[START OF Provided data]

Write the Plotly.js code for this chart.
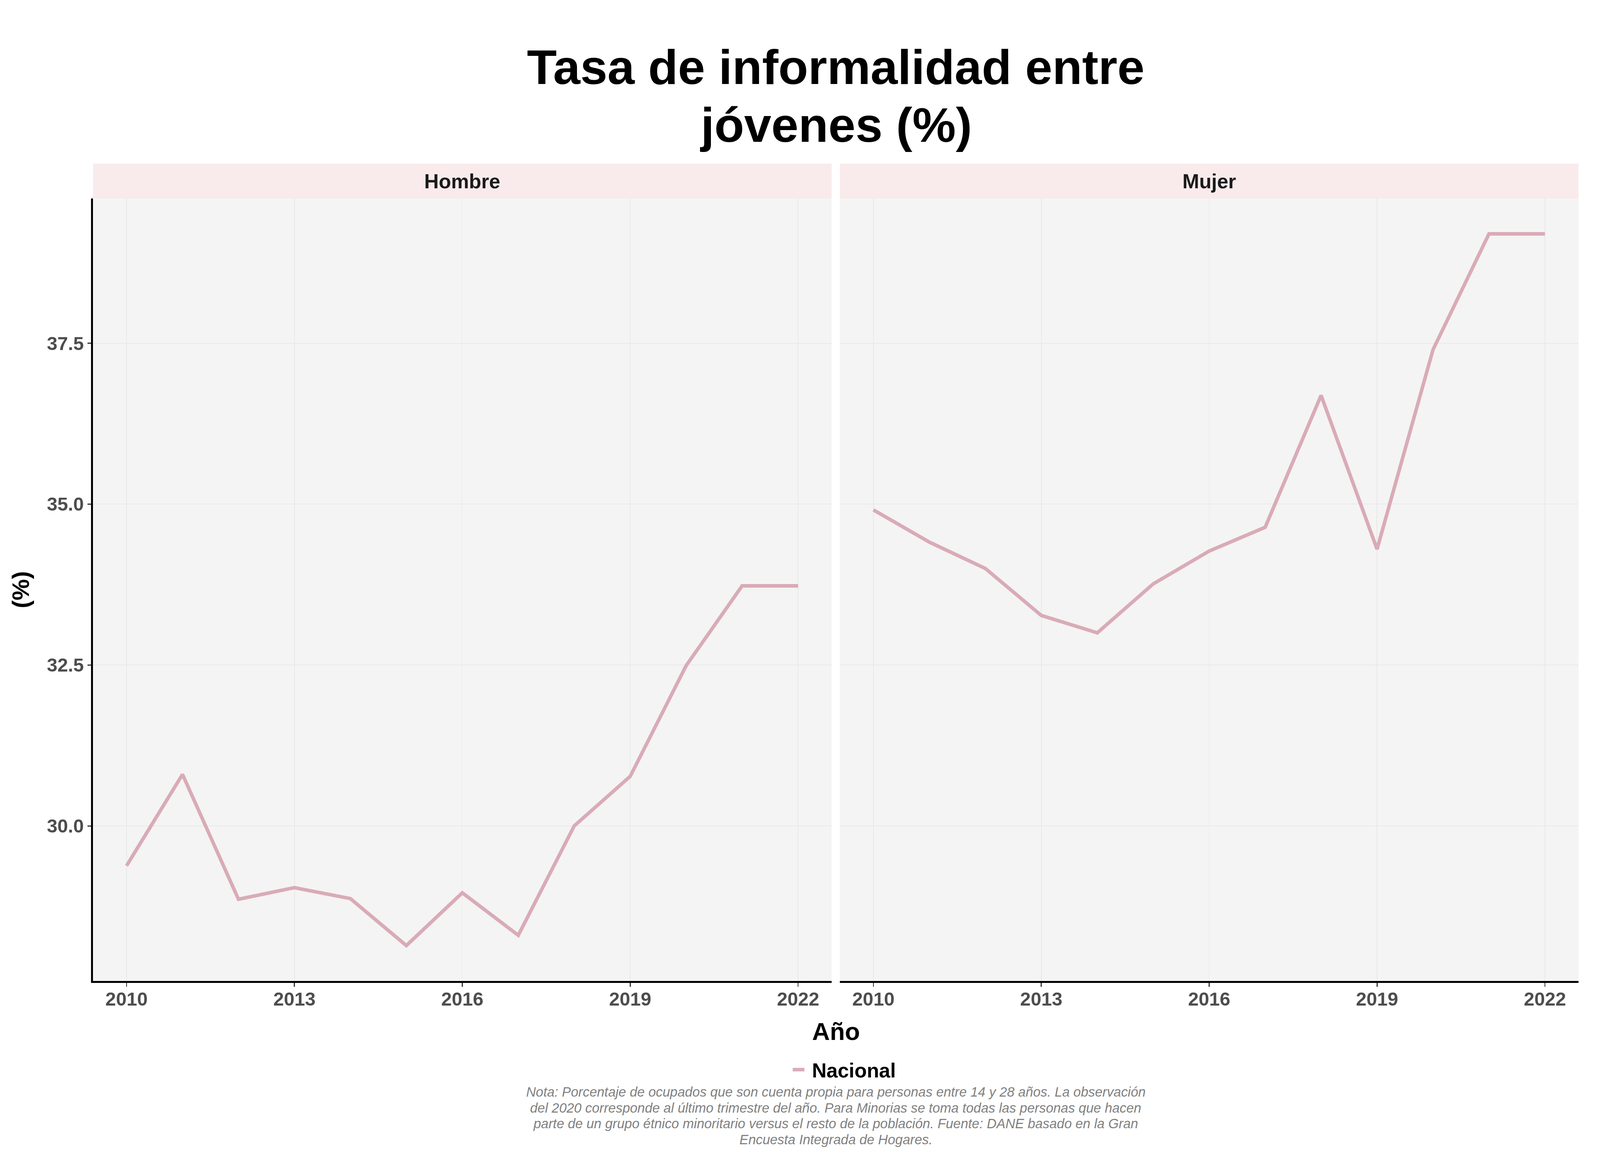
<!DOCTYPE html>
<html>
<head>
<meta charset="utf-8">
<script src="https://cdn.plot.ly/plotly-3.0.1.min.js"></script>
<style>html,body{margin:0;padding:0;background:#fff;overflow:hidden;}</style>
</head>
<body>
<div id="chart"></div>
<script>
const years = [2010, 2011, 2012, 2013, 2014, 2015, 2016, 2017, 2018, 2019, 2020, 2021, 2022];
const hombre = [29.38, 30.80, 28.86, 29.04, 28.87, 28.14, 28.96, 28.30, 30.0, 30.77, 32.49, 33.73, 33.73];
const mujer = [34.91, 34.41, 34.0, 33.27, 33.0, 33.76, 34.27, 34.64, 36.69, 34.30, 37.40, 39.20, 39.20];
const panels = ["Hombre", "Mujer"];
const seriesName = "Nacional";
const xTicks = [2010, 2013, 2016, 2019, 2022];
const yTicks = [30.0, 32.5, 35.0, 37.5];
const yTickLabels = ["30.0", "32.5", "35.0", "37.5"];
const titleLines = ["Tasa de informalidad entre", "jóvenes (%)"];
const xTitle = "Año";
const yTitle = "(%)";
const noteLines = [
  "Nota: Porcentaje de ocupados que son cuenta propia para personas entre 14 y 28 años. La observación",
  "del 2020 corresponde al último trimestre del año. Para Minorias se toma todas las personas que hacen",
  "parte de un grupo étnico minoritario versus el resto de la población. Fuente: DANE basado en la Gran",
  "Encuesta Integrada de Hogares."
];

const lineColor = "#d9abb7";
const FONT = "Liberation Sans, Arial, Helvetica, sans-serif";

// Design coordinates are 4500x3000; map onto the real viewport.
const vw = window.innerWidth || 4500, vh = window.innerHeight || 3000;
const sx = vw / 4500, sy = vh / 3000, sf = Math.sqrt(sx * sy);
const X = v => v * sx, Y = v => v * sy, F = v => v * sf;
const W = vw, H = vh;
const el = document.getElementById("chart");
el.style.width = W + "px";
el.style.height = H + "px";

const traces = [
  {x: years, y: hombre, xaxis: "x", yaxis: "y", mode: "lines", name: "\u00a0" + seriesName,
   line: {color: lineColor, width: F(9.5)}, showlegend: true, legendgroup: "n"},
  {x: years, y: mujer, xaxis: "x2", yaxis: "y2", mode: "lines", name: seriesName,
   line: {color: lineColor, width: F(9.5)}, showlegend: false, legendgroup: "n"}
];

const mL = 261, mR = 60, mT = 508, mB = 489;
const plotW = 4500 - mL - mR, plotH = 3000 - mT - mB;
const gapFrac = 23 / plotW;
const d1 = [0, 0.5 - gapFrac / 2];
const d2 = [0.5 + gapFrac / 2, 1];
const stripTop = 1 + 89 / plotH;
const yPaper = yPix => (3000 - mB - yPix) / plotH;

const xCommon = {
  range: [2009.4, 2022.6], tickmode: "array", tickvals: xTicks,
  ticks: "outside", ticklen: Y(10), tickwidth: X(3), tickcolor: "#333333",
  ticklabelstandoff: -Y(10),
  tickfont: {family: FONT, size: F(51), color: "#4d4d4d", weight: "bold"},
  showgrid: true, gridcolor: "#e9e9e9", gridwidth: X(2),
  showline: true, linecolor: "#000000", linewidth: Y(5), zeroline: false,
  fixedrange: true
};
const yCommon = {
  range: [27.59, 39.75], tickmode: "array", tickvals: yTicks, ticktext: yTickLabels,
  showgrid: true, gridcolor: "#e9e9e9", gridwidth: Y(2), zeroline: false,
  tickfont: {family: FONT, size: F(51), color: "#4d4d4d", weight: "bold"},
  fixedrange: true
};

const shapes = [];
const annotations = [];
[d1, d2].forEach((d, i) => {
  shapes.push({type: "rect", xref: "paper", yref: "paper", x0: d[0], x1: d[1], y0: 1, y1: stripTop,
    fillcolor: "#f9ebeb", line: {width: 0}, layer: "below"});
  annotations.push({xref: "paper", yref: "paper", x: (d[0] + d[1]) / 2, y: (1 + stripTop) / 2,
    text: panels[i], showarrow: false, xanchor: "center", yanchor: "middle",
    font: {family: FONT, size: F(54), color: "#1a1a1a", weight: "bold"}});
});
// second title line
annotations.push({xref: "paper", yref: "paper", x: 0.5, y: yPaper(320),
  text: titleLines[1], showarrow: false, xanchor: "center", yanchor: "middle",
  font: {family: FONT, size: F(131), color: "#000000", weight: "bold"}});
annotations.push({xref: "paper", yref: "paper", x: 0.5, y: yPaper(2640),
  text: xTitle, showarrow: false, xanchor: "center", yanchor: "middle",
  font: {family: FONT, size: F(66), color: "#000000", weight: "bold"}});
noteLines.forEach((t, i) => {
  annotations.push({xref: "paper", yref: "paper", x: 0.5, y: yPaper(2795 + i * 40.5),
    text: t, showarrow: false, xanchor: "center", yanchor: "middle", align: "center",
    font: {family: FONT, size: F(36), color: "#808080", style: "italic"}});
});

const layout = {
  width: W, height: H,
  margin: {l: X(mL), r: X(mR), t: Y(mT), b: Y(mB), pad: 0},
  paper_bgcolor: "#ffffff", plot_bgcolor: "#f4f4f4",
  title: {text: titleLines[0], x: 0.5, xref: "paper", xanchor: "center",
    y: 1 - 171 / 3000, yref: "container", yanchor: "middle",
    font: {family: FONT, size: F(131), color: "#000000", weight: "bold"}},
  xaxis: Object.assign({}, xCommon, {domain: d1, anchor: "y"}),
  xaxis2: Object.assign({}, xCommon, {domain: d2, anchor: "y2"}),
  yaxis: Object.assign({}, yCommon, {domain: [0, 1], anchor: "x",
    ticks: "outside", ticklen: X(10), tickwidth: Y(3), tickcolor: "#333333",
    showline: true, linecolor: "#000000", linewidth: X(5),
    title: {text: yTitle, standoff: X(29), font: {family: FONT, size: F(64), color: "#000000", weight: "bold"}}}),
  yaxis2: Object.assign({}, yCommon, {domain: [0, 1], anchor: "x2", showticklabels: false, ticks: "", showline: false}),
  showlegend: true,
  legend: {orientation: "h", x: 0.5 + 24 / plotW, xanchor: "center", y: yPaper(2738), yanchor: "middle",
    xref: "paper", yref: "paper", itemwidth: 30, bgcolor: "rgba(0,0,0,0)",
    font: {family: FONT, size: F(54), color: "#000000", weight: "bold"}},
  shapes: shapes,
  annotations: annotations
};

Plotly.newPlot("chart", traces, layout, {staticPlot: true, displayModeBar: false});
</script>
</body>
</html>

[END OF Provided data]

#### [Problem details]
Copy out every line holding the string "chart".

#### [Problem solution]
Write the Plotly.js code for this chart.
<div id="chart"></div>
const el = document.getElementById("chart");
Plotly.newPlot("chart", traces, layout, {staticPlot: true, displayModeBar: false});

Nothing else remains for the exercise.